Santa Sarita fue una viuda calmada, elegante y sonriente en el velorio de María Elena Walsh, donde -vestida con saco negro y pantalones blanco- atendía a quienes llegaban con una sonrisa y recibía las condolencias.
“Ella es más que una parte de mi vida. Todo en ella es poesía, hasta cuando habla es poesía, es de una ocurrencia sin parangón. Como artista creo que es un ser único”, escribió Facio en 2010, cuando Walsh vivía -murió en 2011- e iba a cumplir 80 años.
Y ocho años después, cuando a la poeta le hubiera tocado cumplir 89, su enamorada posteó una foto que le había sacado andando en bicicleta y contó: “Esa foto fue tapa de la revista de La Nación en 1971: fue la primera vez que el diario ponía en tapa un personaje argentino”. Y recordó que la toma fue casi casi una instantánea: “El original es en colores. Ella iba andando en bicicleta. Le pedí que se quedara ahí, que le iba a sacar una foto. Ella se está riendo mucho, fue algo muy espontáneo”. Un paseo en bici, cosas de andar por la vida con alguien.
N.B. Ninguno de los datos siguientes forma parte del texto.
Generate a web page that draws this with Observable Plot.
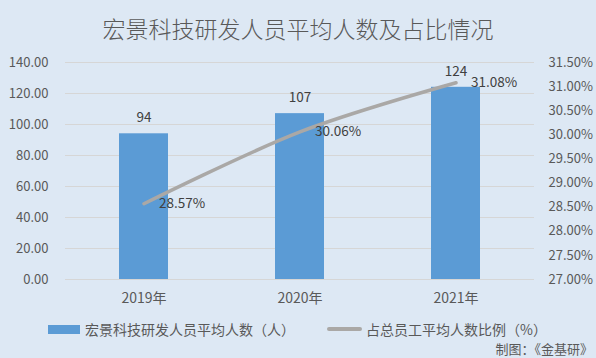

“¿Qué querés saber?”, le preguntó Sara Facio hace años a una periodista, en un almuerzo privado. Sí, la periodista, más joven, quería saber cómo había sido eso, cómo habían encarado un amor entre dos mujeres cuando esas relaciones eran censuradas, cómo habían enfrentado los prejuicios y al mundo.
Sara la miró con tranquilidad. Sin épica. Como si no fuera nada del otro mundo ni hubiera nada en particular que destacar. O como si la periodista no supiera que los buenos amores arrasan con todas las imposiciones y marcan la ley.